> _DATA LINES_
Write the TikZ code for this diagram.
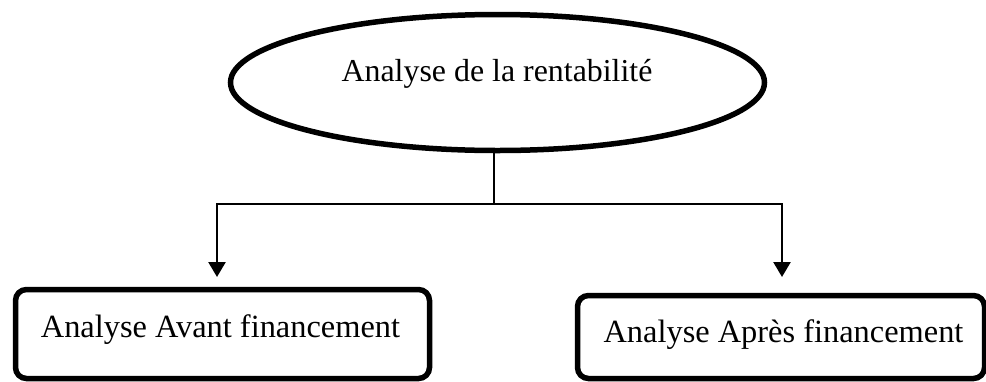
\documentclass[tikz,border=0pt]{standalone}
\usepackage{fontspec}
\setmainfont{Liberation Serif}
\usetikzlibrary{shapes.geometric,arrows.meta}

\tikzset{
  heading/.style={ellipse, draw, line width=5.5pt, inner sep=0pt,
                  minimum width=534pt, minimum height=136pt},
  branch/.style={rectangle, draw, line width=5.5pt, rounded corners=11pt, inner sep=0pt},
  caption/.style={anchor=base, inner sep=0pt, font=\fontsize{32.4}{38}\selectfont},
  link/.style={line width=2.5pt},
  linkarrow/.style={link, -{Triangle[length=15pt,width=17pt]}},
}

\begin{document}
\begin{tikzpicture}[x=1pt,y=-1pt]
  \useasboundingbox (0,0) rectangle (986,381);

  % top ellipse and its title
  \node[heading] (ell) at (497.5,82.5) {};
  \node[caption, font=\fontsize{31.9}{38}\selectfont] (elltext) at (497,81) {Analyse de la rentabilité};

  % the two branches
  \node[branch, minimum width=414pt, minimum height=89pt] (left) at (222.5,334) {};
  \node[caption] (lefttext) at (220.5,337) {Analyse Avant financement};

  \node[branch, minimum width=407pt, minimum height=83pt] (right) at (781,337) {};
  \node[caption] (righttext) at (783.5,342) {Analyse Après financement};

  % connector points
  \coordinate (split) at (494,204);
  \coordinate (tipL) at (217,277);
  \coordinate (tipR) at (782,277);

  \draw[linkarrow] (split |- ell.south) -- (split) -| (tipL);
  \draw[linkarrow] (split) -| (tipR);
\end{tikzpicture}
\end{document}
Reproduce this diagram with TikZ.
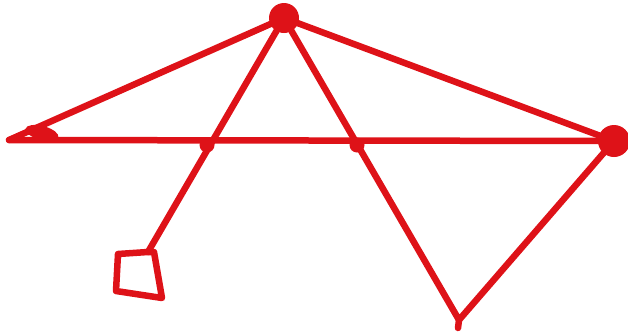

> _CHALLENGE_
Write out the entries again, exactly as given, skipping any images.

> _RESPONSE BELOW_
Write the TikZ code for this diagram.
\documentclass[tikz,border=0pt]{standalone}
\usepackage{fontspec}
\setmainfont{Liberation Serif}
\usetikzlibrary{shapes.geometric,arrows.meta}

\tikzset{
  heading/.style={ellipse, draw, line width=5.5pt, inner sep=0pt,
                  minimum width=534pt, minimum height=136pt},
  branch/.style={rectangle, draw, line width=5.5pt, rounded corners=11pt, inner sep=0pt},
  caption/.style={anchor=base, inner sep=0pt, font=\fontsize{32.4}{38}\selectfont},
  link/.style={line width=2.5pt},
  linkarrow/.style={link, -{Triangle[length=15pt,width=17pt]}},
}

\begin{document}
\begin{tikzpicture}[x=1pt,y=-1pt]
  \useasboundingbox (0,0) rectangle (986,381);

  % top ellipse and its title
  \node[heading] (ell) at (497.5,82.5) {};
  \node[caption, font=\fontsize{31.9}{38}\selectfont] (elltext) at (497,81) {Analyse de la rentabilité};

  % the two branches
  \node[branch, minimum width=414pt, minimum height=89pt] (left) at (222.5,334) {};
  \node[caption] (lefttext) at (220.5,337) {Analyse Avant financement};

  \node[branch, minimum width=407pt, minimum height=83pt] (right) at (781,337) {};
  \node[caption] (righttext) at (783.5,342) {Analyse Après financement};

  % connector points
  \coordinate (split) at (494,204);
  \coordinate (tipL) at (217,277);
  \coordinate (tipR) at (782,277);

  \draw[linkarrow] (split |- ell.south) -- (split) -| (tipL);
  \draw[linkarrow] (split) -| (tipR);
\end{tikzpicture}
\end{document}
Reproduce this diagram with TikZ.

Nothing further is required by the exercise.